Public Program

  • Perfect City
  • GRANTEE
    Mallory Catlett, Jim Findlay & Aaron Landsman
    GRANT YEAR
    2016

Perfect City workshop. Photo: Aaron Landsman.

The goal of Perfect City is three-fold: to make arresting and beautiful artwork; to interrogate the language of urban development and sustainability as they are often deployed toward exclusion; and to bring groups together that might otherwise not meet so we can look at our roles in changing cities. Perfect City is currently focused on New York City’s Lower East Side. Starting with the ideas that cities like New York promote seemingly progressive values, yet come to exclude all but the wealthiest inhabitants, and that city kids are intuitive urban planners. This project is commissioned by Crossing the Line, presented at Abrons Arts Center, and developed with architects and urban planners, as well as low-income young people in New York. Perfect City was inspired by a 2012 visit to London, where Aaron Landsman heard a representative of New York City's long-term sustainability plan speak at a closed-door session to UK developers and architects.

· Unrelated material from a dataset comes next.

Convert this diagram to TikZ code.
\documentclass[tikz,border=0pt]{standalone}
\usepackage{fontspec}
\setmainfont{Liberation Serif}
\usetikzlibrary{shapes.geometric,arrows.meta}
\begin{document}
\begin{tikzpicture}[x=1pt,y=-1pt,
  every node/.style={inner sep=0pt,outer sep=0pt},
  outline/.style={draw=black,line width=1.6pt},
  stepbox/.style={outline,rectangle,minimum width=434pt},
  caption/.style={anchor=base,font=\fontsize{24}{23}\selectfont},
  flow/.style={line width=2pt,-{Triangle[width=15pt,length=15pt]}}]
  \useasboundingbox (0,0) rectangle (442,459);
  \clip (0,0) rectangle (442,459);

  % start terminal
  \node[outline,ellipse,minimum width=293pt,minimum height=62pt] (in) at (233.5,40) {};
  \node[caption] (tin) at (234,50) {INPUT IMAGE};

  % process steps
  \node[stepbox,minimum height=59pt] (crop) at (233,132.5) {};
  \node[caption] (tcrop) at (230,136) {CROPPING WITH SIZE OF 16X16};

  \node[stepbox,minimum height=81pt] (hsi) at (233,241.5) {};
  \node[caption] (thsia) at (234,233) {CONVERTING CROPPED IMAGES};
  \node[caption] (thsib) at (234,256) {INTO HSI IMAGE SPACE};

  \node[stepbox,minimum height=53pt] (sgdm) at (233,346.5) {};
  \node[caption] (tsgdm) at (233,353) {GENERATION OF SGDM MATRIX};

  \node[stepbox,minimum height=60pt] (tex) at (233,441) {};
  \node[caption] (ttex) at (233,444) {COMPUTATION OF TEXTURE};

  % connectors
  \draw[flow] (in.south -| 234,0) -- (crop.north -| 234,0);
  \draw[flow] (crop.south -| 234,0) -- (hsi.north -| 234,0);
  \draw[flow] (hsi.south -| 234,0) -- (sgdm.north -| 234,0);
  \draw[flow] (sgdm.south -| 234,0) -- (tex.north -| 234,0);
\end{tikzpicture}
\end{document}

Aaron Landsman is a multidisciplinary artist. He recently completed a Princeton Arts Fellowship and is now a lecturer there. He is a playwright-in-residence at Abrons Art Center. Recent projects include: Running Away from the One with the Knife, commissioned and presented by the Chocolate Factory Theater; Empathy School, a collaboration with filmmaker Brent Green, commissioned by EMPAC and performed on a moving bus at night; City Council Meeting, a participatory performance presented in Houston, Tempe, New York, San Francisco, and Keene, NH. Internationally, he has presented work in Sweden, Norway, Serbia, Belarus, and the UK. At Princeton, he is currently coteaching the course The Arts of Urban Transitions, cross-listed in the Departments of Theater, Dance, Architecture, and Urban Studies. He recently participated in Princeton's City as Stage, Art as Plan symposium, part of The City Lost and Found: Capturing New York, Chicago, and Los Angeles, 1960-1980 exhibition.

Mallory Catlett is an Obie Award-winning director/dramaturg of performance across disciplines, from City Council Meeting, an experiment in participatory democracy performed by the audience, with Aaron Landsman and Jim Findlay, to Dread Scott's performance installation, Dread Scott: Decision in BAM's Next Wave Festival, to This Was the End, a remix of Chekhov's Uncle Vanya, performed last season at the Chocolate Factory. Most recently, she directed The Scarlet Ibis (HERE/AOP/Beth Morrison) for the Prototype Festival (2015). She has worked internationally in Canada, France, the Netherlands, UK, Ireland, Australia, and is a Foundation for the Contemporary Grants to Artists awardee (2015).

Jim Findlay works across boundaries as a theater artist, visual artist, and filmmaker. His most recent work includes directing and writing Dream of the Red Chamber and Botanica; the direction and design of David Lang's Whisper Opera; the design of Aaron Landsman's City Council Meeting; and the installation video Meditation with Ralph Lemon, which was recently acquired by the permanent collection at the Walker Art Center. He has collaborated with a constellation of theater, dance, and music groups including the Wooster Group, Ralph Lemon, Radiohole, Ridge Theater, Bang on a Can, Stew and Heidi Rodewald, Accinosco/Cynthia Hopkins, and the company he cofounded in 1995, Collapsable Giraffe. His upcoming projects include Vine of the Dead, a 3D film version of Botanica, and Decoder, a project with Mallory Catlett.